The 2-mile-long island consists of several dozen apartment buildings with roughly 14,000 residents who take out the trash like many other New Yorkers who live in multistory dwellings.

"You have a chute in the garbage room on your floor," says resident Julian Stein. "You put the garbage in it, and that's the last you see of it."

But that garbage isn't collected and hauled away by maintenance workers. Instead, it's whisked away at 65 miles per hour through underground tubes.

The trash-sucking system on the island might sound a little futuristic to some, but it's actually more than 40 years old. The system was installed in 1975. Keeping garbage trucks off the island's narrow streets was part of an effort to create a Utopian environment for residents.

The only other pneumatic garbage system in the United States at the time was at Disney World. (Today, Envac — the Swedish company that installed the system — has about 800 of these systems worldwide, mostly in Europe, Asia, Africa and the Middle East.)

So for longtime resident Milt Marcus, that makes Roosevelt Island "a magical place."

If there were a Merlin in this magical place, it would be Al DiGregorio. He's a chief engineer with the New York City Sanitation Department and he's the guy in charge of running the Automated Vacuum Assisted Compacting system.

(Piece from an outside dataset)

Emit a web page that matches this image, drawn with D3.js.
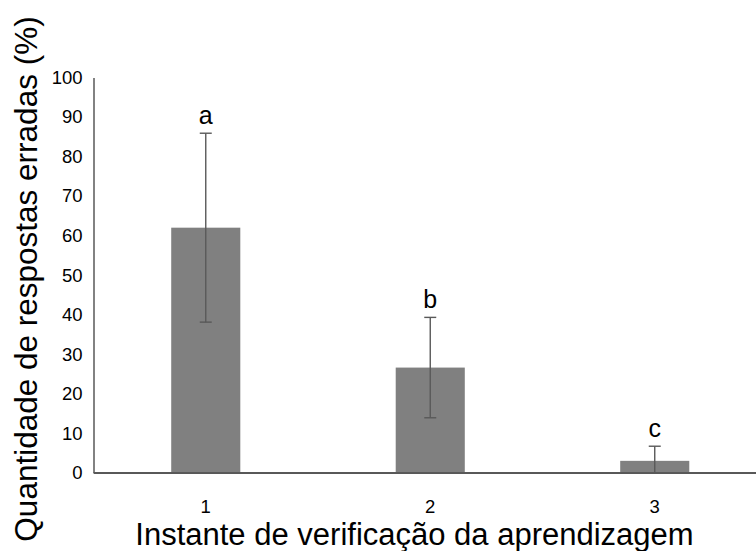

It essentially operates "like a giant vacuum cleaner," he says.

Residents throw their trash down the aforementioned chutes. It piles up for several hours until it's sucked away, with the flip of a switch. And just like that, the garbage rockets from the basements of residential buildings across the island to a centralized collection facility through underground pipes.

DiGregorio says the vacuum is created by three centrifugal turbines with powerful motors.

The garbage is then spun around like a tornado and dropped into huge containers, which are then hauled off the island for disposal.

"You know, no diesel emissions, trucks coming in. It's out of sight. It's out of mind. It gets done. It works," he says.

Except when it doesn't.

The underground pipes are roughly 24 inches in diameter. And sometimes, not often, people foul up the works by tossing things down the chute that don't belong: "car bumpers, strollers, flower pots with the flowers and like trees in them," DiGregorio explains.

He says clogs like that are snaked like a drain.

The AVAC system sucks up roughly 6 tons of trash a day that never sees the curb.

For New Yorkers who don't live on the island, it's all enough to make them green with garbage disposal envy.

"I'm living in Queens and every Tuesday and Friday [the] garbage truck [comes], and that's not nice because it's smelly and sometimes [it comes at] 3 [in the] morning," says Elena Galadova.

That's something only a move to Roosevelt Island can fix.